LPG had evolved over the past five decades “from an idea, to a few books written by relatives, in a small building in the cheap rent district” of downtown Minneapolis, to a “national, then international presence, printing in different languages and distributed around the world,” declared the evening’s celebrity speaker, Walter Mondale, the 42nd vice president of the United States. But, he added, his old friend Harry Lerner had a great impact on Mondale’s own life and career, and perhaps, on American history as well. He related a story of how Lerner had encouraged his wife, Joan, to write a book about the arts, Politics in Art, which LPG subsequently published as part of its Fine Art Books for Young People series.


LPG editor-in-chief Mary Rodgers, Adam Lerner, and Klaus Flugge of London’s Andersen Press.
Photo: Claire Kirch.

“The book came out in, I think, 1972,” Mondale recalled, “It was widely distributed and may have helped me get elected with Jimmy Carter. The idea [among voters] was that any candidate smart enough to marry Joan Mondale should be elected vice president. Well, it worked for me.

“It’s a special personal thrill,” Mondale concluded, “to be with Harry, and with all of you, as we rejoice in [LPG’s] marvelous success, underpinned with the good purpose of enhancing literacy, knowledge, enlightenment, and the joy of learning.”

Following Mondale to the podium was Harry Lerner, the man of the hour, whose official title is now LPG founder/chairman. He recalled his “horse-and-buggy” early days as a publisher, spending his days working from a small, one-room office with an orange crate for a desk, promoting books, and his evenings editing, packing books, and typing carbon copies of customer invoices on a Smith-Corona typewriter. “I just hated it when a school would require an invoice in quadruplicate,” he said, only half-joking.


A packed house listened
to Harry Lerner’s remarks.
Photo: Todd Strand/Interface Graphics.

Fifty years later, “Everything has changed,” Lerner declared, somewhat mournfully, “My red editing pencil has been replaced by a computer with spell check. Selling to schools and libraries where you could sit down with a teacher or librarian and explain each book doesn’t exist any longer. Computers are on kids’ desks. Instead of a blackboard there is a white board or a smart board. The electronic age is upon us. I must confess that I’m terribly uncomfortable with the new electronic gadgetry.”
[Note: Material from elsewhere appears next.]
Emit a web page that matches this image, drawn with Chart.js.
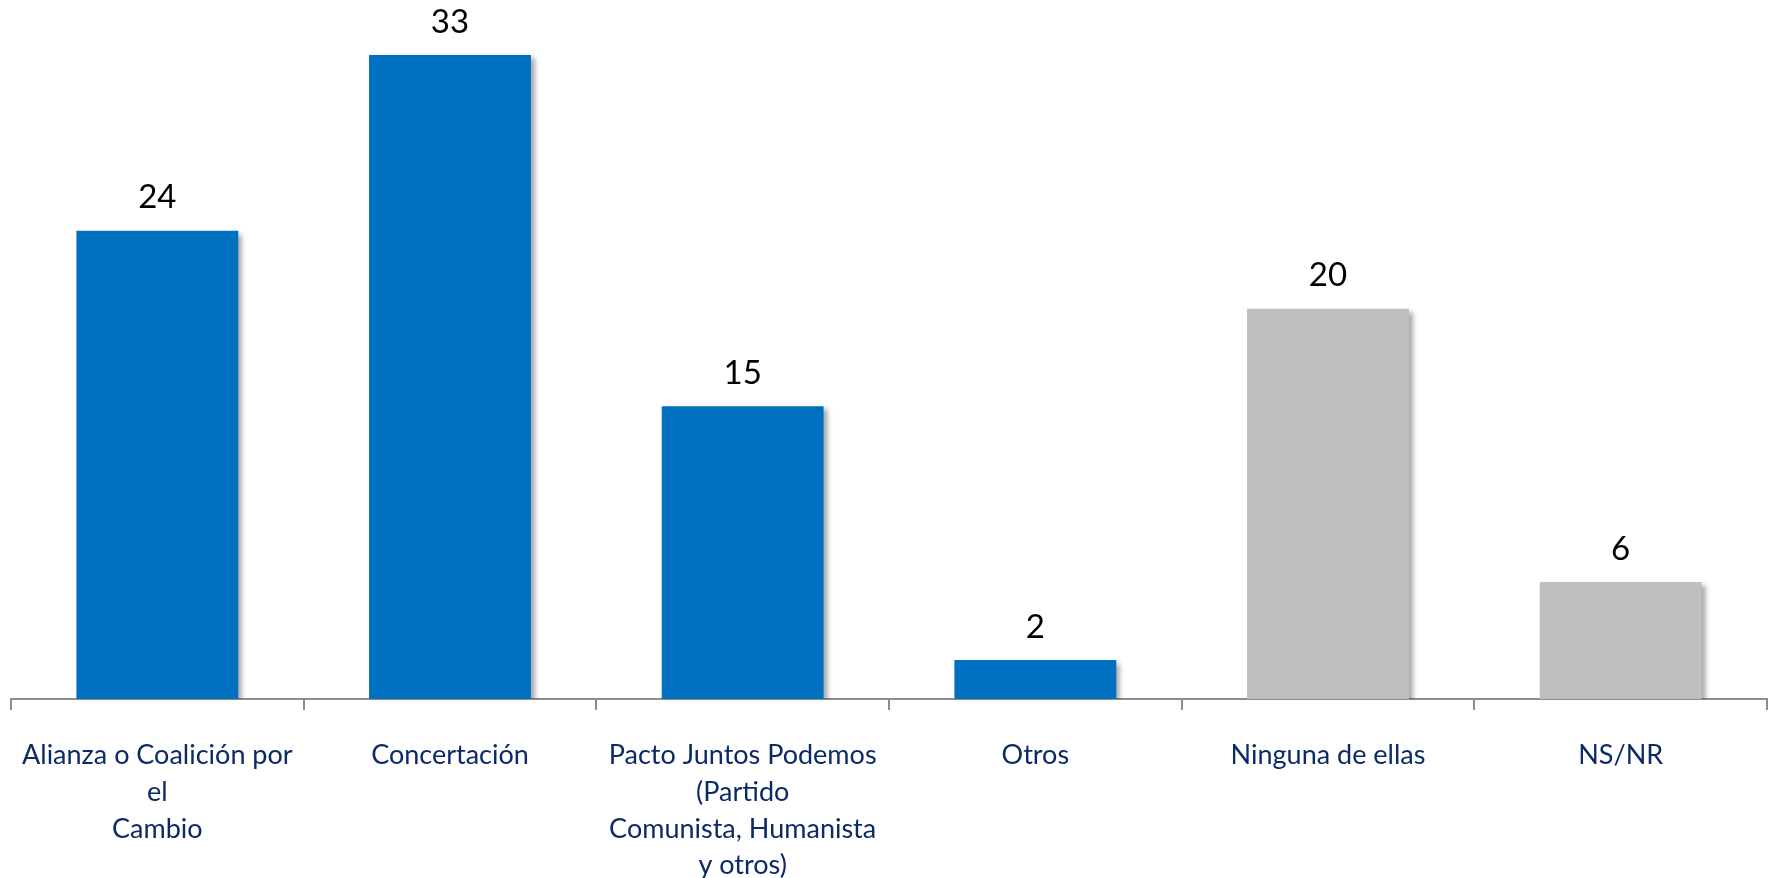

But, Lerner added, as the company marks this milestone, he’s confident the publishing house he founded so long ago would continue to grow and thrive, especially since his son, Adam, has taken over the business in the past decade, and, with a technologically savvy young staff, is moving it forward into the 21st century by making books available in new formats.

“The good news is,” Lerner pointed out, to applause, “We’re financially healthy enough to take on new projects, and to aggressively pursue them—and we’re doing well enough to pop for a party like this tonight.”

“Fifty years in publishing,” he concluded. “And I’ve enjoyed every minute of it.”